On Geary Boulevard since 2008. The cheapest locksmith in the city and the slowest. Both of those things are choices.

The call comes in at 11:43 p.m. on a Saturday. A woman, locked out, sober but tired, says her name and the address. Marcus Chen asks her to wait fifteen minutes while he gets to her. He asks for her phone number. He calls back from the car to confirm. He arrives at 12:01 a.m. He asks for her ID. He matches the name to the address she gave. He matches the address to the mail in her hand. Then he opens the door.

This is the protocol. It has been the protocol since 2008, when Marcus opened the shop on Geary between 22nd and 23rd. He does not skip the ID check. He does not skip the callback. He has lost customers over both. He has also never opened a door for someone who should not have been on the other side.

The shop is sixteen by twenty-eight feet. Marcus is the only person who works there. Behind him on the wall, forty-seven small wooden drawers, hand-labeled in his handwriting, hold the key blanks. The labels are in three languages because that is what the neighborhood speaks. He cuts on a 1972 Curtis Industrial machine that he bought used in 2008 from a retiring locksmith in Daly City. He has had two service calls on it. Both were preventive.

Marcus is the cheapest locksmith on Geary by about thirty percent. He is also the slowest. The cheap part is a choice. The slow part is a choice. The two choices are connected. He charges what he can charge while still feeling honest about it. He arrives in the time it actually takes to be careful. He does not advertise either price.
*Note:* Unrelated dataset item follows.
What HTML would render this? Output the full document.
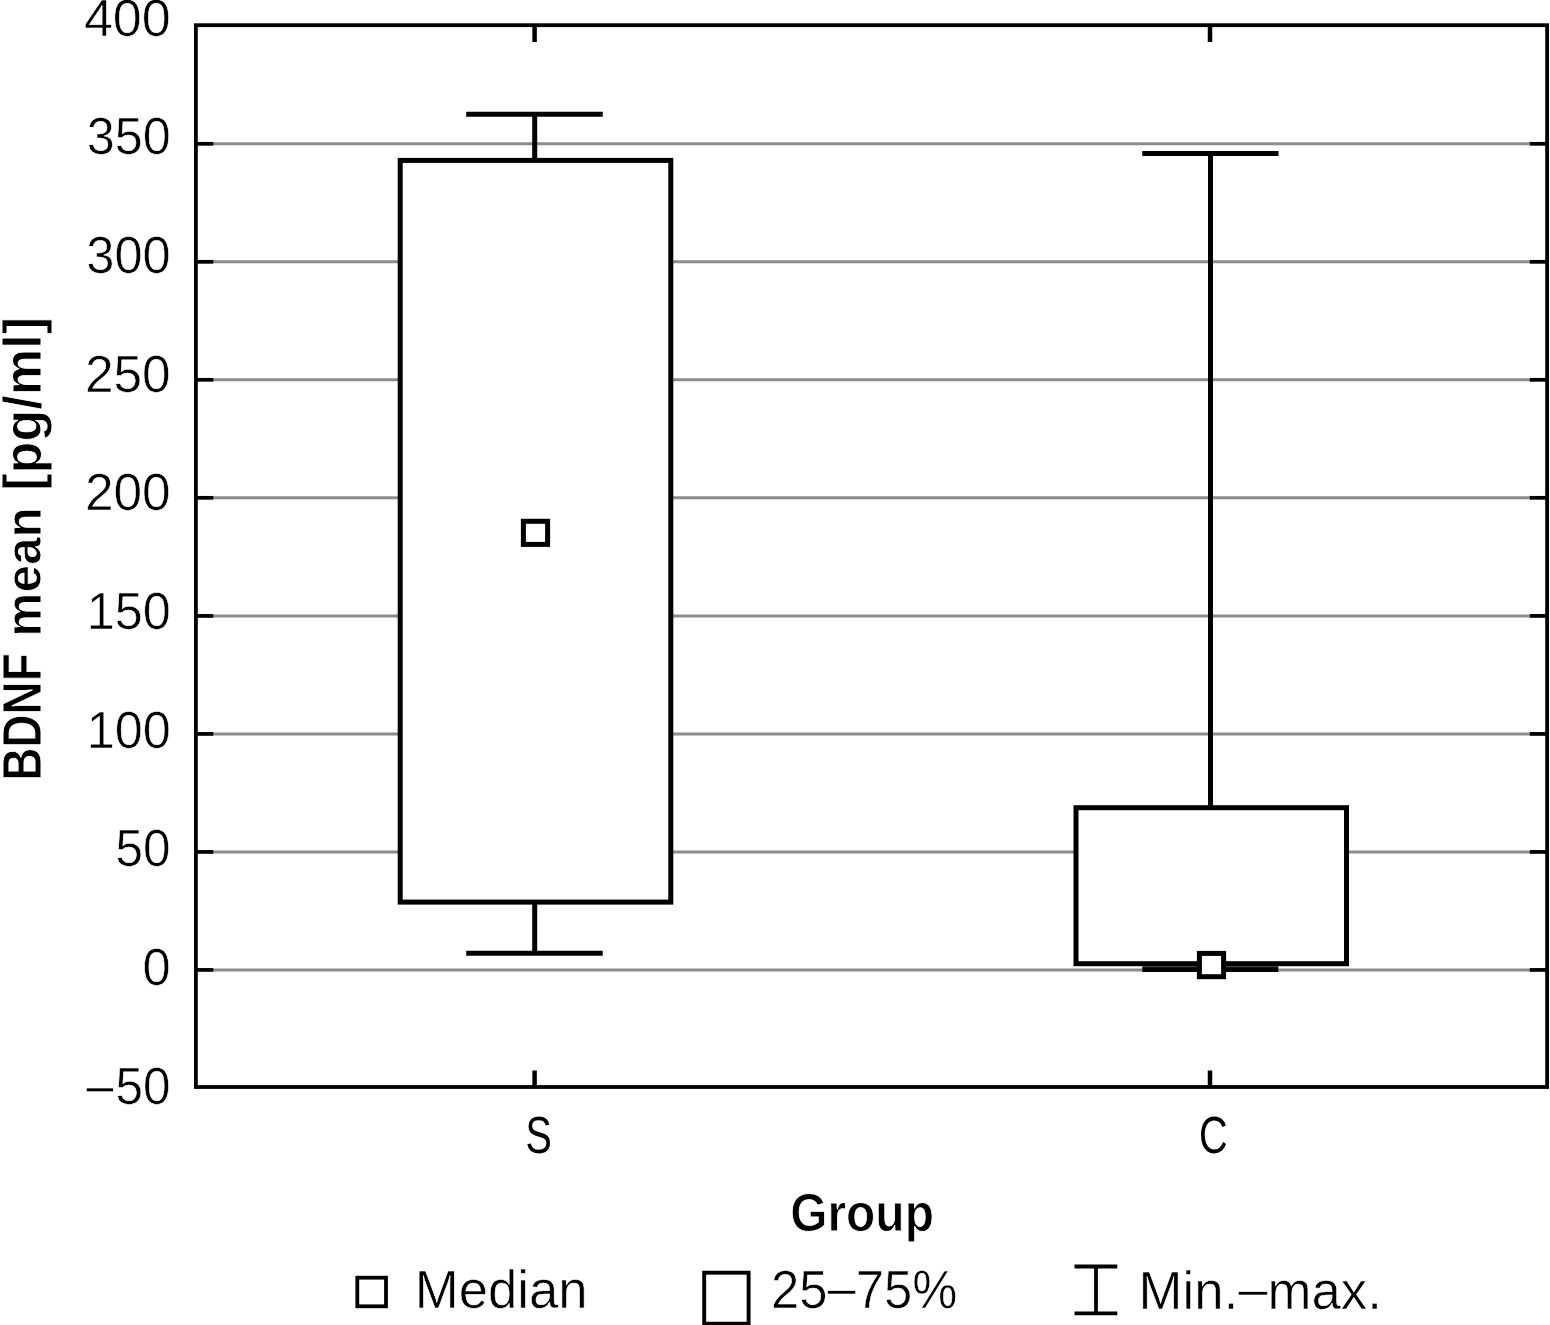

The advertising he does not run is the more interesting choice. There are locksmith Yelp listings on Geary that are entirely fake. The fake ones pay for placement. They use bait pricing in their listings. When you call, they quote $19. When they arrive, they charge $350. They bully cash from you in a moment of panic, then disappear. Marcus has been called to repair their damage seven times in 2025 alone, after the bait-and-switch locksmith left a door scarred and the renter still locked out. He fixes the damage at the same price he would charge for a regular call. He does not charge extra for the cleanup.

He keeps a list of the fake listings in a notebook by the register. When a customer mentions one, he shows them the notebook. He tells them how to spot the scam. He gives them his card. He tells them to call him next time. About one in three of those customers does.

He learned locks from his uncle, who ran a shop in Oakland from 1974 until 2004. His uncle made him do six months of cutting before he taught him pin tumblers. The first six months were just metal, just precision, just the feel of the machine. Marcus has been doing this for twenty-three years. He still cuts every key by hand. He does not own a digital code-cutter. The code-cutter would be faster. It would also be wrong.

His phone rings during our interview. He answers. A woman locked out of her car in the Sunset. He asks her to wait fifteen minutes, asks for her phone number, says he will call back from the road. He hangs up. He looks at me. “Excuse me. I need to be careful with her.”

He gets up, gets his bag, locks the shop behind him. He will be back in forty-five minutes if the call is what she says it is. If it is not, he will be back sooner.

“I lose customers who want a fast unlock with no questions. That is fine. The customers I keep are the ones who notice I am being careful with them.”